_WHAT THE EXERCISE ASKS_. Below is a listing; restate from it, character for character, the lines beginning at the line holding "Convert this diagram to TikZ code." and ending at the line holding "color=slidebot] (6,11) rectangle (1128,635);", both included.

_INPUT RECORDS_.
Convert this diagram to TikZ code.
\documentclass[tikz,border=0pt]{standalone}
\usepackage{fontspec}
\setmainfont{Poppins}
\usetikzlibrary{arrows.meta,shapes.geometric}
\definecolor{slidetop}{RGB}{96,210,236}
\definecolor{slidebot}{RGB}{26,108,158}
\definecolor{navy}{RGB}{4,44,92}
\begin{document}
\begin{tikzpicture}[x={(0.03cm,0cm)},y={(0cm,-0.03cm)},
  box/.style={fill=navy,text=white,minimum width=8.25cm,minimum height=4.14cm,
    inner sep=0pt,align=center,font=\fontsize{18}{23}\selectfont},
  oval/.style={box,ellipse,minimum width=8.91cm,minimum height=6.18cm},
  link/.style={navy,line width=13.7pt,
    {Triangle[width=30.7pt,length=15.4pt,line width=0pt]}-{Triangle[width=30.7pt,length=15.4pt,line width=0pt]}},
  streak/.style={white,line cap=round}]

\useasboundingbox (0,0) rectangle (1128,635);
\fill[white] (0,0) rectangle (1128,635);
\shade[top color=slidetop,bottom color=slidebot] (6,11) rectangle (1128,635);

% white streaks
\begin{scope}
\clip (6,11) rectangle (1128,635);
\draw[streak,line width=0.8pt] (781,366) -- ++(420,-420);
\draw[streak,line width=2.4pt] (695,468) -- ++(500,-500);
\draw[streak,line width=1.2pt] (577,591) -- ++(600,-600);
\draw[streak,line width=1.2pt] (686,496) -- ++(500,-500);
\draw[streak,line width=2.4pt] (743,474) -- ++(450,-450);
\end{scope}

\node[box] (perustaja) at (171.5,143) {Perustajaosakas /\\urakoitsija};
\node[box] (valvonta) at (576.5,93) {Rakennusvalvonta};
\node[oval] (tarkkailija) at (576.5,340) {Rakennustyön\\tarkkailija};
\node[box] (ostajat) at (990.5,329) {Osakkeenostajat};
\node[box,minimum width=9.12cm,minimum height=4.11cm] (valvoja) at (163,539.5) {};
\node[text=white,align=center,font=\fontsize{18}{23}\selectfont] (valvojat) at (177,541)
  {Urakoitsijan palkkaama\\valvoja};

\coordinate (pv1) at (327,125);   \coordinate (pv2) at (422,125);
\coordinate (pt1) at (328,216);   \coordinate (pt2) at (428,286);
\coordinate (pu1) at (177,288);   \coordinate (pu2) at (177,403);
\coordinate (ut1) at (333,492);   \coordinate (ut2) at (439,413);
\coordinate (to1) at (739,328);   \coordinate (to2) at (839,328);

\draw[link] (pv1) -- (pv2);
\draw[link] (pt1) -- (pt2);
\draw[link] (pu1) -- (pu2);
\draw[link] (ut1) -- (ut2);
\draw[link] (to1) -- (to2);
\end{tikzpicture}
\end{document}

--

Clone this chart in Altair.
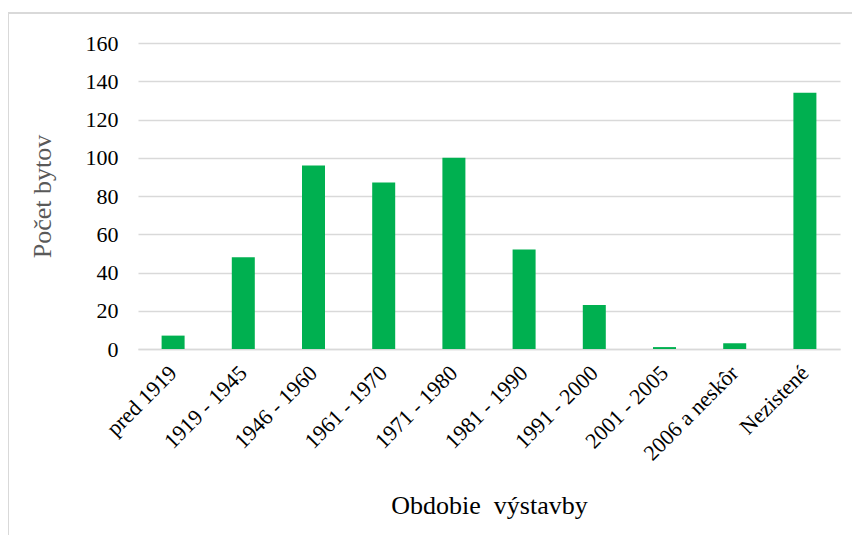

_WRITTEN SOLUTION_.
Convert this diagram to TikZ code.
\documentclass[tikz,border=0pt]{standalone}
\usepackage{fontspec}
\setmainfont{Poppins}
\usetikzlibrary{arrows.meta,shapes.geometric}
\definecolor{slidetop}{RGB}{96,210,236}
\definecolor{slidebot}{RGB}{26,108,158}
\definecolor{navy}{RGB}{4,44,92}
\begin{document}
\begin{tikzpicture}[x={(0.03cm,0cm)},y={(0cm,-0.03cm)},
  box/.style={fill=navy,text=white,minimum width=8.25cm,minimum height=4.14cm,
    inner sep=0pt,align=center,font=\fontsize{18}{23}\selectfont},
  oval/.style={box,ellipse,minimum width=8.91cm,minimum height=6.18cm},
  link/.style={navy,line width=13.7pt,
    {Triangle[width=30.7pt,length=15.4pt,line width=0pt]}-{Triangle[width=30.7pt,length=15.4pt,line width=0pt]}},
  streak/.style={white,line cap=round}]

\useasboundingbox (0,0) rectangle (1128,635);
\fill[white] (0,0) rectangle (1128,635);
\shade[top color=slidetop,bottom color=slidebot] (6,11) rectangle (1128,635);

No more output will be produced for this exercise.